For 2021-2023 U.S. models, collision claim frequency averaged 6.2 claims per 100 insured vehicle years across all passenger vehicles.
Passenger cars including minivans had the highest collision claim frequency at 7.7.
HLDI also reports that MedPay and PIP injury claim frequencies are generally lower for SUVs and pickups than for cars because heavier vehicles provide more occupant protection.
- Large or very large pickups had the lowest personal injury protection claim frequency at about 3%.
- Micro and minicars had the highest personal injury claim frequency at about 8%.
- Historical HLDI data show U.S.
SUV collision claim severity rose 35% between 2005 and 2016.
That combination is important: SUVs may produce fewer injury claims on average than cars, but when damage happens, the bills can still become more expensive over time.
Notable SUV safety facts and quick takeaways
Key takeaways
- SUV occupant fatality rates are relatively low compared with cars, pickups, and vans.
- Total SUV occupant deaths still increased in 2024, showing that broad safety progress has not eliminated risk.

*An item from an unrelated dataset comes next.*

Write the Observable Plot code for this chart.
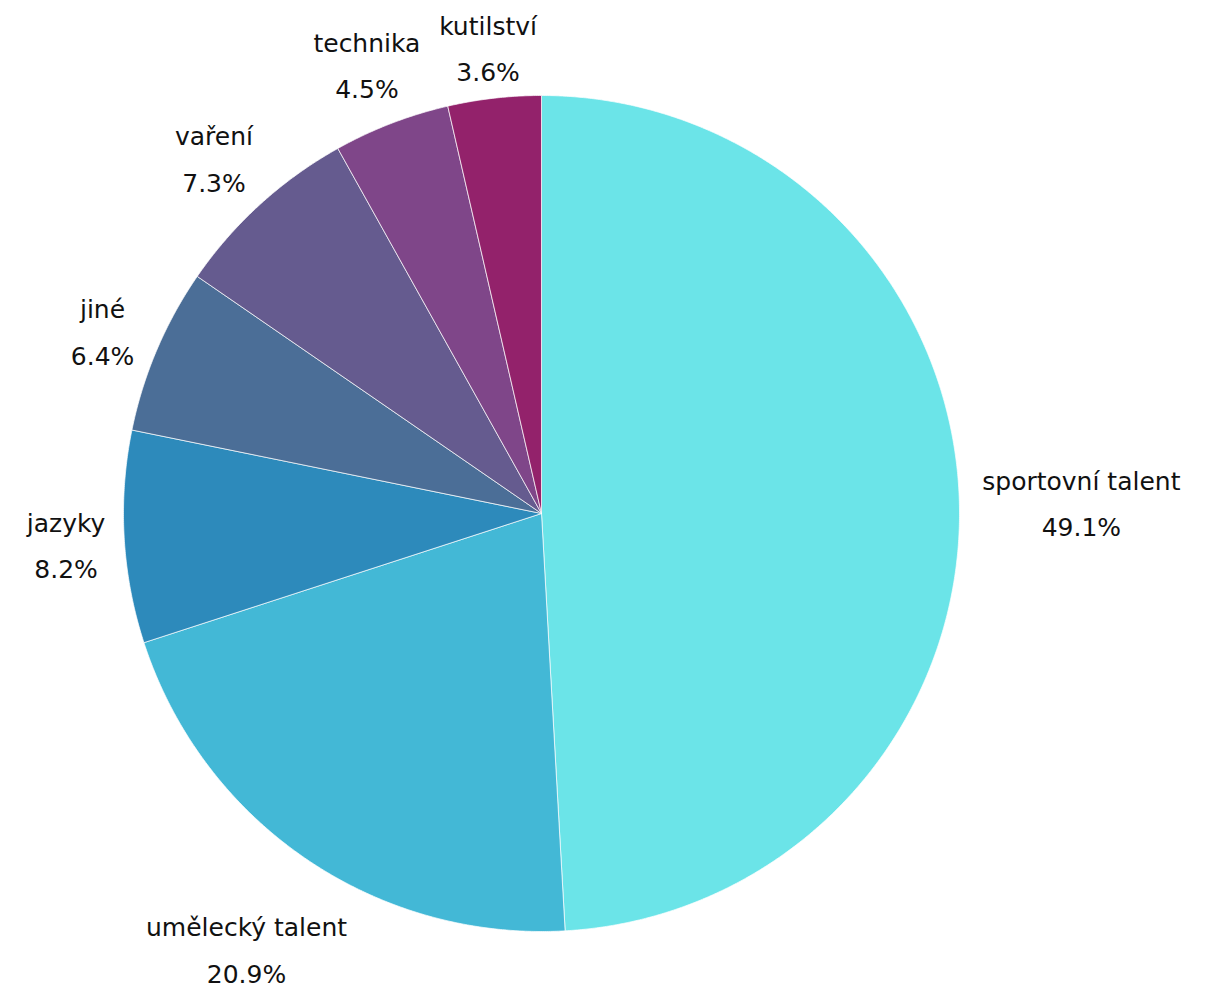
<!DOCTYPE html>
<html>
<head>
<meta charset="utf-8">
<script src="https://cdn.jsdelivr.net/npm/d3@7"></script>
<script src="https://cdn.jsdelivr.net/npm/@observablehq/plot@0.6"></script>
<style>
  html, body { margin: 0; padding: 0; background: #fff; }
  #chart svg { display: block; }
</style>
</head>
<body>
<div id="chart"></div>
<script>
const categories = ["sportovní talent", "umělecký talent", "jazyky", "jiné", "vaření", "technika", "kutilství"];
const values = [49.1, 20.9, 8.2, 6.4, 7.3, 4.5, 3.6];
const colors = ["#6be4e8", "#43b8d6", "#2d8abb", "#4b6e97", "#655b8f", "#7f4689", "#93226b"];

const W = 1215, H = 991;
const cx = 541, cy = 513, R = 418;
const fontSize = 25;
const letterSpacing = 1;
const fontFamily = "'DejaVu Sans', sans-serif";

const arcs = d3.pie().sort(null).value(d => d.value).startAngle(0).endAngle(2 * Math.PI)(
  categories.map((c, i) => ({category: c, value: values[i]}))
);

// slice outlines as polygons (units = pixels, y up, origin at pie center)
const slicePts = [];
arcs.forEach(a => {
  const c = a.data.category;
  slicePts.push({category: c, x: 0, y: 0});
  const n = Math.max(2, Math.ceil((a.endAngle - a.startAngle) / 0.005));
  for (let k = 0; k <= n; k++) {
    const t = a.startAngle + (a.endAngle - a.startAngle) * k / n;
    slicePts.push({category: c, x: R * Math.sin(t), y: R * Math.cos(t)});
  }
  slicePts.push({category: c, x: 0, y: 0});
});

// label positions: box placed just outside the pie along the mid angle
const ctx = document.createElement("canvas").getContext("2d");
ctx.font = `${fontSize}px ${fontFamily}`;
const lineH = 1.85;
const measure = s => ctx.measureText(s).width + letterSpacing * s.length;
const labels = arcs.map(a => {
  const mid = (a.startAngle + a.endAngle) / 2;
  const pct = `${a.data.value.toFixed(1)}%`;
  const txt = `${a.data.category}\n${pct}`;
  const w = Math.max(measure(a.data.category), measure(pct));
  const h = fontSize * (1 + lineH);
  const ux = Math.sin(mid), uy = Math.cos(mid);
  const support = Math.abs(ux) * w / 2 + Math.abs(uy) * h / 2;
  const rr = R + 14 + support;
  return {text: txt, x: rr * ux, y: rr * uy};
});

const chart = Plot.plot({
  width: W,
  height: H,
  margin: 0,
  x: {domain: [-cx, W - cx], axis: null},
  y: {domain: [cy - H, cy], axis: null},
  color: {domain: categories, range: colors},
  marks: [
    Plot.line(slicePts, {x: "x", y: "y", z: "category", fill: "category", stroke: "white", strokeWidth: 0.7, curve: "linear"}),
    Plot.text(labels, {x: "x", y: "y", text: "text", fontSize: fontSize, lineHeight: lineH, fill: "#111", textAnchor: "middle", letterSpacing: `${letterSpacing}px`})
  ],
  style: {fontFamily: fontFamily, background: "white"}
});
document.getElementById("chart").appendChild(chart);
</script>
</body>
</html>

- Rollover remains the signature SUV hazard, especially in rural fatal crashes.
- Seat belt use is high, but unrestrained deaths remain common, especially at night.
- ESC is one of the most powerful SUV safety technologies in the dataset, with very large estimated rollover reductions.
- SUVs perform much worse from a pedestrian-safety perspective than from an occupant-safety perspective.
- Not all SUVs are equally safe; model-level death rates range from zero to well above the overall average.
One of the most surprising SUV safety statistics is that SUVs can be both safer for their own occupants and more dangerous for others. That tension runs through nearly every major number in the dataset.
Another standout figure: Montana had the highest state share of pickup and SUV occupant deaths, with those occupants making up 50% of motor vehicle crash deaths in 2023.
And if you want one simple summary of the entire landscape, it is this: SUV safety is strong inside the cabin, uneven in rollover scenarios, and far more troubling for pedestrians.